Çocuklarımız var ne güzel
Şimdi silahların gölgesinde büyüyen oğul değilim artık, çocukları silahların şavkında, göğsü kurşunlarla baş başa kalmışların babasıyım.
Yani kendimizden bile sakındığımız, gözümüzün ırmağı, ruhumuzun derinliği, ıslığımızın ilhamı çocuklarımızın sokağın emir akıbetine uğradığı şu sıralarda durup durup düşünüyorum hal vaktimizi…
Çocukken ensemizdeki namluya eyvallah etmeden yaşadığımız onca günün ardından baba olmuşuz ve hala silahlar uygun adım gölgede. Baykuş tünediği yerden alıp yetimin, öksüzün, süt kuzsunun hakkını… Ediyor küfrünü.
Gıdım kadar insaf yok artık, işkence, dayak, ceza, hükümle tespih sallar gibi ellerinin arasında evirip çeviriyorlar.
Hakkâri’de, Yüksekova’da, Şırnak’ta, Cizre’de, Diyarbakır'da, Lice'de, Van'da yurdumu bir kara çarşaf gibi saran örtünün altında, derin kuyularda, kıblesiz mezarlarda, namazsız, salasız, öyküsü kayıp, giden çocuklar yetmemiş gibi, şimdi de o kuyularda yaşamı elinden alınanların çocuklarına göz dikmişler.
Yüreği ölüm emri olmuş küçük tanrıların günahlarını affetmek için kim nasıl bir çare bulur.
Eyvah!
Eyvah ki taş attılar diye beton odalarda yaşamaya mahkum edilmişlerin halini göremeyenlere.
Çocuk onlar, taş da atarlar.
Çocuk onlar, top da oynarlar.
Çocuk onlar, kendini tanrı sanıp, parmakları üşümekten yanana kadar kardan adam yaparlar, kardan adam yaparlar, ama tanrı onları cezalandırmaz.
Büyümek eğer cezaysa o farklı.
Uçurtma uçururlar rüzgara karşı, rüzgar onların yüzünü okşar sadece.
Çocukluklar dövülmez, vatan bölünmez.
Tiksinç olmayın… Zebani olmayın hiç…
Çocuklar morarırlar ama çürümezler.
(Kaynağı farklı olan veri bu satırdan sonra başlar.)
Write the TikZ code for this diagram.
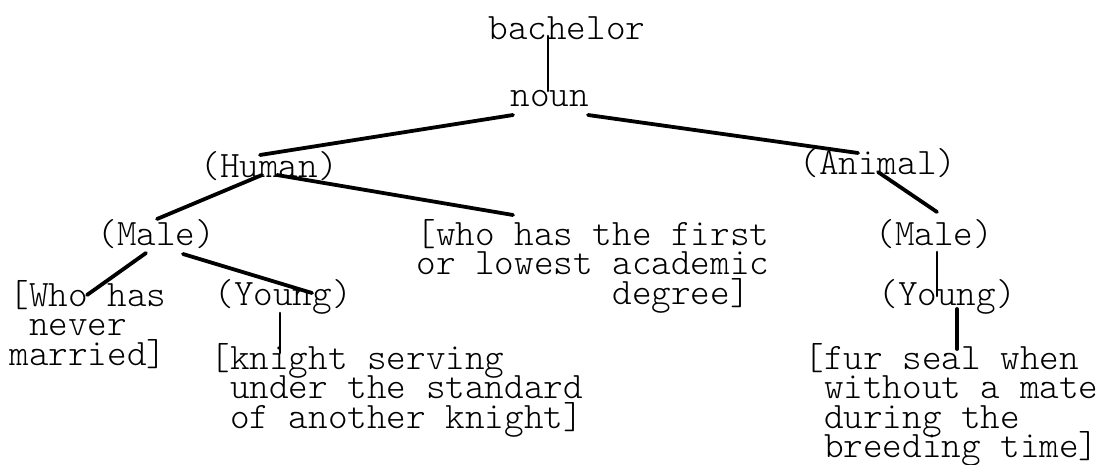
\documentclass[tikz,border=0pt]{standalone}
\usepackage{fontspec}
\newfontfamily\glossfont{lmmonolt10-regular.otf}
% stacked lines of a gloss, baseline of the block = baseline of its first line
\newcommand{\glossblock}[1]{\vtop{\lineskiplimit=-\maxdimen\baselineskip=14.75pt #1}}
\newcommand{\gline}[1]{\hbox{#1}}
\newcommand{\lead}[1]{\hphantom{#1}}
\begin{document}
\begin{tikzpicture}[x=0.5pt,y=-0.5pt,
  word/.style={inner sep=0pt, anchor=base west,
    font=\glossfont\fontsize{18.67pt}{14.75pt}\selectfont},
  branch/.style={line width=1.9pt, line cap=round},
  stem/.style={line width=1.3pt, line cap=round}]
\useasboundingbox (0,0) rectangle (1096,465);

% tree labels
\node[word] (bachelor) at (488,40)  {bachelor};
\node[word] (noun)     at (510,106) {noun};
\node[word] (human)    at (200,177) {(Human)};
\node[word] (animal)   at (799,174) {(Animal)};
\node[word] (maleH)    at (97,245)  {(Male)};
\node[word] (degree)   at (416,245) {\glossblock{\gline{[who has the first}\gline{or lowest academic}\gline{\lead{xxxxxxxxxx}degree]}}};
\node[word] (maleA)    at (875,245) {(Male)};
\node[word] (never)    at (9,306)   {\glossblock{\gline{[Who has}\gline{\lead{x}never}\gline{married]}}};
\node[word] (youngH)   at (214,305) {(Young)};
\node[word] (youngA)   at (878,305) {(Young)};
\node[word] (knight)   at (210,369) {\glossblock{\gline{[knight serving}\gline{\lead{x}under the standard}\gline{\lead{x}of another knight]}}};
\node[word] (seal)     at (804,369) {\glossblock{\gline{[fur seal when}\gline{\lead{x}without a mate}\gline{\lead{x}during the}\gline{\lead{x}breeding time]}}};

% connectors
\draw[stem]   ([shift={(60,-4)}]bachelor.base west) -- ([shift={(38,-15)}]noun.base west);
\draw[branch] ([shift={(3,9)}]noun.base west)       -- ([shift={(60,-22)}]human.base west);
\draw[branch] ([shift={(78,9)}]noun.base west)      -- ([shift={(59,-21)}]animal.base west);
\draw[branch] ([shift={(62,-2)}]human.base west)    -- ([shift={(60,-26)}]maleH.base west);
\draw[branch] ([shift={(77,-2)}]human.base west)    -- ([shift={(97,-30)}]degree.base west);
\draw[branch] ([shift={(79,-2)}]animal.base west)   -- ([shift={(62,-33)}]maleA.base west);
\draw[branch] ([shift={(49,8)}]maleH.base west)     -- ([shift={(78,-11)}]never.base west);
\draw[branch] ([shift={(86,9)}]maleH.base west)     -- ([shift={(98,-12)}]youngH.base west);
\draw[stem]   ([shift={(62,7)}]maleA.base west)     -- ([shift={(59,-9)}]youngA.base west);
\draw[stem]   ([shift={(66,8)}]youngH.base west)    -- ([shift={(70,-16)}]knight.base west);
\draw[branch] ([shift={(79,4)}]youngA.base west)    -- ([shift={(153,-20)}]seal.base west);
\end{tikzpicture}
\end{document}
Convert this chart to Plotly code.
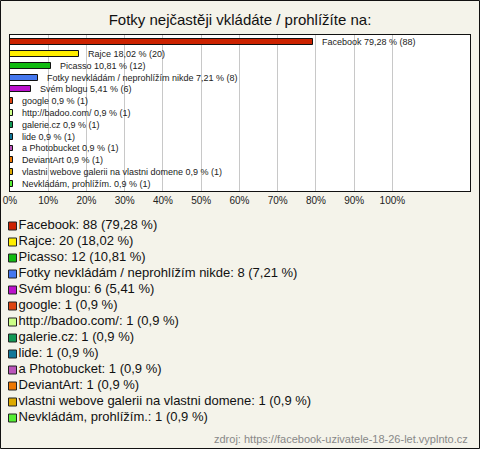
import plotly.graph_objects as go

title = "Fotky nejčastěji vkládáte / prohlížíte na:"
source = "zdroj: https://facebook-uzivatele-18-26-let.vyplnto.cz"
labels = ["Facebook", "Rajce", "Picasso", "Fotky nevkládám / neprohlížím nikde", "Svém blogu",
          "google", "http://badoo.com/", "galerie.cz", "lide", "a Photobucket", "DeviantArt",
          "vlastni webove galerii na vlastni domene", "Nevkládám, prohlížím."]
counts = [88, 20, 12, 8, 6, 1, 1, 1, 1, 1, 1, 1, 1]
percents = [79.28, 18.02, 10.81, 7.21, 5.41, 0.9, 0.9, 0.9, 0.9, 0.9, 0.9, 0.9, 0.9]
colors = ["#cc2200", "#ffee00", "#11bb11", "#4477ee", "#bb11cc", "#dd4411", "#ccff88",
          "#119955", "#117799", "#bb55bb", "#ee7700", "#ddaa00", "#55ee33"]
tick_vals = [0, 10, 20, 30, 40, 50, 60, 70, 80, 90, 100]
tick_text = [f"{v}%" for v in tick_vals]

W, H = 480, 449
FONT = "Liberation Sans, Arial, sans-serif"

def fmt(p):
    return f"{p:g}".replace(".", ",")

fig = go.Figure()

# bars
fig.add_trace(go.Bar(
    x=percents, y=list(range(len(labels))), orientation="h",
    marker=dict(color=colors, line=dict(color="#111111", width=1)),
    width=0.5, showlegend=False, hoverinfo="skip",
    xaxis="x", yaxis="y"))

# bar labels
annots = []
for i, (lab, p, c) in enumerate(zip(labels, percents, counts)):
    annots.append(dict(x=p, y=i, xref="x", yref="y", text=f"{lab} {fmt(p)} % ({c})",
                       showarrow=False, xanchor="left", yanchor="middle", xshift=7,
                       font=dict(family=FONT, size=9, color="#222222")))

# manual legend
idx = list(range(len(labels)))
fig.add_trace(go.Scatter(
    x=[12.5] * len(labels), y=idx, mode="markers",
    marker=dict(symbol="square", size=8, color=colors, line=dict(color="#222222", width=1)),
    showlegend=False, hoverinfo="skip", xaxis="x2", yaxis="y2", cliponaxis=False))
fig.add_trace(go.Scatter(
    x=[18.5] * len(labels), y=idx, mode="text",
    text=[f"{lab}: {c} ({fmt(p)} %)" for lab, c, p in zip(labels, counts, percents)],
    textposition="middle right",
    textfont=dict(family=FONT, size=13, color="#111111"),
    showlegend=False, hoverinfo="skip", xaxis="x2", yaxis="y2", cliponaxis=False))

annots.append(dict(text=source, x=470 / W, y=1 - 439 / H, xref="paper", yref="paper",
                   xanchor="right", yanchor="middle", showarrow=False,
                   font=dict(family=FONT, size=11, color="#888888")))

top_px, bot_px = 35, 191
leg_top = 200
fig.update_layout(
    width=W, height=H,
    margin=dict(l=0, r=0, t=0, b=0, autoexpand=False),
    paper_bgcolor="#f4f3ea", plot_bgcolor="rgba(0,0,0,0)",
    bargap=0,
    title=dict(text=title, x=0.5, xanchor="center", y=1 - 20 / H, yanchor="middle",
               font=dict(family=FONT, size=15, color="#111111")),
    xaxis=dict(domain=[10 / W, 470 / W], range=[0, 120.3], tickvals=tick_vals, ticktext=tick_text,
               showgrid=True, gridcolor="#c8c8c8", gridwidth=1, zeroline=False,
               showline=True, linecolor="#111111", linewidth=1, mirror=True, automargin=False,
               ticks="", tickfont=dict(family=FONT, size=10, color="#222222"), fixedrange=True),
    yaxis=dict(domain=[1 - bot_px / H, 1 - top_px / H], range=[12.6, -0.6], automargin=False,
               showticklabels=False, showgrid=False, zeroline=False,
               showline=True, linecolor="#111111", linewidth=1, mirror=True, ticks=""),
    xaxis2=dict(domain=[0, 1], range=[0, W], visible=False, anchor="y2", automargin=False),
    yaxis2=dict(domain=[0, 1 - leg_top / H], range=[(H - 226) / 16, (leg_top - 226) / 16],
                visible=False, anchor="x2", automargin=False),
    annotations=annots,
    shapes=[dict(type="rect", xref="x domain", yref="y domain", x0=0, x1=1, y0=0, y1=1,
                 fillcolor="white", line=dict(width=0), layer="below"),
            dict(type="rect", xref="paper", yref="paper", x0=0.5 / W, x1=1 - 0.5 / W,
                 y0=0.5 / H, y1=1 - 0.5 / H, line=dict(color="#111111", width=1))],
)

fig.write_html("out.html", config={"displayModeBar": False},
               post_script="document.body.style.margin='0';")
Çürümezler ki çocuk olmanın çelik yanını açığa çıkarsınlar.
Çocuklar çeliktir çelik en parıltılı korku.
Kim çeliği eritmeye kalksa elinde çeliğin erimesine dayanacak korunga lazım. Yoksa çeliğin yanma gücü, yakar adamı.
Çocuklar için 'tanrının melekleri' der akil adamlar.
Akil adamlar melekleri de tanır, şeytanı da.
Ciğerleri, elleri, parmakları, bacakları, gövdeleri, kafaları küçüktür onların onun için çocuktur isimleri. Yoksa büyük olup çocuk döverlerdi. Melek olmazlardı.
Kim büyürken geçtiği zamanı unutur. Hangi çocuk büyürken hayatını silindir gibi ezip geçenden sıyrılır, o yumruk izini nasıl siler hayatında, fotoğrafı her gördüğünde devrilmez mi çocukluğunun ayaklarına? Haldan hala geçemez mi?
Çocuk kaptığını yükler hafızasına, sevgiyi, kötülüğü, öfkeyi, iyiyi, kötüyü, kahrı, vebali, hayatı, ölümü, dört duvar arasını, dışarıyı, avluyu, ranzayı, voltayı, tespihi, gölgeyi… Yazar hafızasına bir daha okusun diye.
Sevgiyi okutmak gerekir beyim, sevgiyi yazdırmak gerekir çocuklara.
Küçücük bedenlerine kurşun yağdırmak gıdım insafı olmayanların, küçük yaşamlarını söndürmek miskal vicdanı olmayanların kârıdır.
Dışarıda koşup eylenen çocukları özleyen kuşların diliyle, imanıyla, inancıyla çocuklara dokunmayın beyler.
Çocuklarımız var ne güzel, kıyımızda büyümesine izin edin.